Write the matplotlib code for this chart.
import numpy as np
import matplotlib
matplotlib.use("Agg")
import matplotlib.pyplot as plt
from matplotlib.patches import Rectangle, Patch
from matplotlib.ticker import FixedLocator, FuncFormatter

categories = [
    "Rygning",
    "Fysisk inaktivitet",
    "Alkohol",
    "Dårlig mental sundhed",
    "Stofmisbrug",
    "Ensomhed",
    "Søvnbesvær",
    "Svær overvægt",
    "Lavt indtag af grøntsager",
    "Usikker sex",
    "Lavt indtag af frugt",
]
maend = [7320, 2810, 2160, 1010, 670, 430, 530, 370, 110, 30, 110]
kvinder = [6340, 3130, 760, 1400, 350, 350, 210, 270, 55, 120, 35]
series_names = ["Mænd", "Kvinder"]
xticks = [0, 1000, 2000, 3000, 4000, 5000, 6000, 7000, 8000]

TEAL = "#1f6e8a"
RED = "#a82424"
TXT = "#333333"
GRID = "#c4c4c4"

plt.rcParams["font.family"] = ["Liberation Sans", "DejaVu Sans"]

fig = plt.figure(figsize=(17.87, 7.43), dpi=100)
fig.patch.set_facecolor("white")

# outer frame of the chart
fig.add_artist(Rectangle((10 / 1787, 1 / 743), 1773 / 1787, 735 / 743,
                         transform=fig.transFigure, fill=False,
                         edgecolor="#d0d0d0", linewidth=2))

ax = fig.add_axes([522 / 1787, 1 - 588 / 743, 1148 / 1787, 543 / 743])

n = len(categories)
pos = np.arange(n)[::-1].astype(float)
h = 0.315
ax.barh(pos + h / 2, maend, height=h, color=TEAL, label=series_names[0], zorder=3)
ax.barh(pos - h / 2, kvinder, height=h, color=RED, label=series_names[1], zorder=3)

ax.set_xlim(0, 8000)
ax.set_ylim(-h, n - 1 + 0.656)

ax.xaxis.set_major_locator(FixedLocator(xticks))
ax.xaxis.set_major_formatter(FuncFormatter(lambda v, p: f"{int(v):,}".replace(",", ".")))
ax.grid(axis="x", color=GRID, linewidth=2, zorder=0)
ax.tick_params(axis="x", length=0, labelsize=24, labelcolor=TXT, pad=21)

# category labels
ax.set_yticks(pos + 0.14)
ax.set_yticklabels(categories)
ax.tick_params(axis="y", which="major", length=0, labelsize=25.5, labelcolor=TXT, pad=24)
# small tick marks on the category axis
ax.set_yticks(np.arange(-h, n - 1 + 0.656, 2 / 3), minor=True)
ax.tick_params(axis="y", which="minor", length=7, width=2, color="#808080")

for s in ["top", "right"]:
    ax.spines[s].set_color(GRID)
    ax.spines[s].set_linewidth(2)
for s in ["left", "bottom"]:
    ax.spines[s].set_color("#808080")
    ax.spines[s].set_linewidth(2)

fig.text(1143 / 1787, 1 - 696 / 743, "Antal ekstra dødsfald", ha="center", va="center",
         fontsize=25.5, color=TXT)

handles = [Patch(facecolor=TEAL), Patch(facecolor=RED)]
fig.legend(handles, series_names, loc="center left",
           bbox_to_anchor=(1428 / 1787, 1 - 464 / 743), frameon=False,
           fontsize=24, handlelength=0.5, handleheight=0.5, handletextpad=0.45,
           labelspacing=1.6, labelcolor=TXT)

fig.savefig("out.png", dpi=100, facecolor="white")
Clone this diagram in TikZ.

**Aim:** Repeat the entries above exactly, beginning at their first line and ending with the line that contains "ax.set_ylim(-h, n - 1 + 0.656)", with nothing added.

**Problem solution:**
Write the matplotlib code for this chart.
import numpy as np
import matplotlib
matplotlib.use("Agg")
import matplotlib.pyplot as plt
from matplotlib.patches import Rectangle, Patch
from matplotlib.ticker import FixedLocator, FuncFormatter

categories = [
    "Rygning",
    "Fysisk inaktivitet",
    "Alkohol",
    "Dårlig mental sundhed",
    "Stofmisbrug",
    "Ensomhed",
    "Søvnbesvær",
    "Svær overvægt",
    "Lavt indtag af grøntsager",
    "Usikker sex",
    "Lavt indtag af frugt",
]
maend = [7320, 2810, 2160, 1010, 670, 430, 530, 370, 110, 30, 110]
kvinder = [6340, 3130, 760, 1400, 350, 350, 210, 270, 55, 120, 35]
series_names = ["Mænd", "Kvinder"]
xticks = [0, 1000, 2000, 3000, 4000, 5000, 6000, 7000, 8000]

TEAL = "#1f6e8a"
RED = "#a82424"
TXT = "#333333"
GRID = "#c4c4c4"

plt.rcParams["font.family"] = ["Liberation Sans", "DejaVu Sans"]

fig = plt.figure(figsize=(17.87, 7.43), dpi=100)
fig.patch.set_facecolor("white")

# outer frame of the chart
fig.add_artist(Rectangle((10 / 1787, 1 / 743), 1773 / 1787, 735 / 743,
                         transform=fig.transFigure, fill=False,
                         edgecolor="#d0d0d0", linewidth=2))

ax = fig.add_axes([522 / 1787, 1 - 588 / 743, 1148 / 1787, 543 / 743])

n = len(categories)
pos = np.arange(n)[::-1].astype(float)
h = 0.315
ax.barh(pos + h / 2, maend, height=h, color=TEAL, label=series_names[0], zorder=3)
ax.barh(pos - h / 2, kvinder, height=h, color=RED, label=series_names[1], zorder=3)

ax.set_xlim(0, 8000)
ax.set_ylim(-h, n - 1 + 0.656)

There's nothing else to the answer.